The construction of a neck-thru instrument makes it inherently more rigid than a bolt on instrument and therefore somewhat less susceptible to temperature and humidity changes. All guitars require maintenance and benefit from careful monitoring of humidity, but perhaps, electric neck-thru guitars require the least monitoring of all wooden guitars, and perhaps all wooden fretted instruments.
===Cons===
Neck-through construction is harder and more expensive to mass-produce than bolt-on or set-in neck constructions.

There is added expense in having to have much longer piece(s) of quality material to make the neck-through core.

There's added production time. A Bolt-on neck can be fabricated separately to the body, perhaps in a different facility or country. While separate necks are being crafted, bodies can be painted and finished without necks attached, significantly reducing manufacturing lead times and costs. This is one of the critical manufacturing benefits Leo Fender considered when designing bolt-on instruments.

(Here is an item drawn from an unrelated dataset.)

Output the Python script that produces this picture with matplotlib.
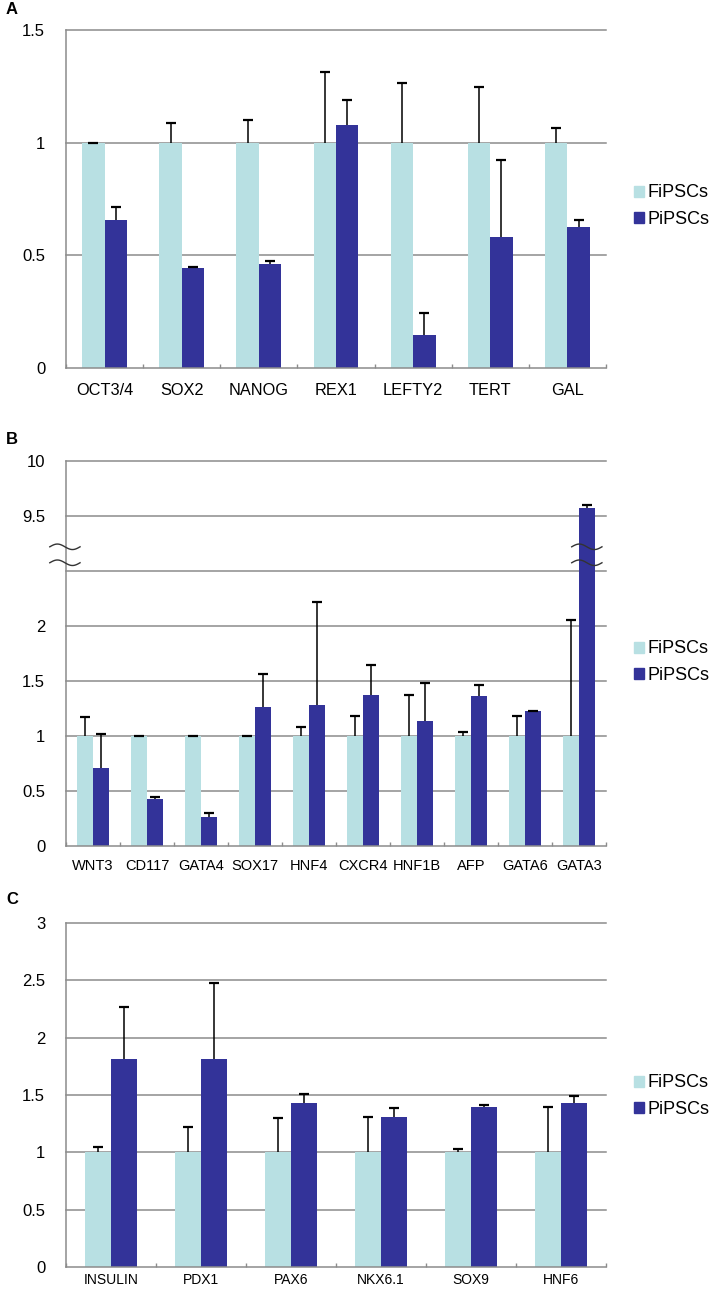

It's easier to craft and fret a neck that's not yet attached to a body. A through-neck guitar cannot benefit from these production expedients. A through-neck is more time consuming to produce as the instrument has to be crafted around the core, incurring more expense and time to manufacture such an instrument.

If a fault or critical error arises in through-neck construction the entire instrument may be written-off. This, plus the additional construction time discussed above, adds up to a neck-through construction instrument being comparatively more expensive than an instrument of very similar specification but manufactured with a set-neck or bolt-on construction method.

Repairs to this type of neck can be more difficult if not impossible. Repairs to such instruments can be more costly because of this. In some cases, it may be easier to remove the old neck completely by removing the wings and replacing the core with an entirely new component. Alternatively, such a guitar can be converted to a bolt-on or set-neck by creating a heel and affixing the new neck to the core already in place, rather than to try to repair the neck itself. However, due to the stability of this kind of construction, neck-through guitars tend to be more sturdy.

== Use ==
This structure is used by many companies, including Parker Guitars, B.C. Rich, Yamaha (primarily on basses), Cort Guitars, Ibanez (primarily on basses), Jackson, Dean Guitars, Alembic, Schecter, Carvin, ESP Guitars, Strandberg, Halo, Solar guitars, Rickenbacker and many others.

Many configurations of the Gibson Firebird guitar and Thunderbird bass are also built neck-through.

The construction method is also popular with independent guitar builders, who can typically devote more time to such a labour-intensive neck joint than a mass-producing company could.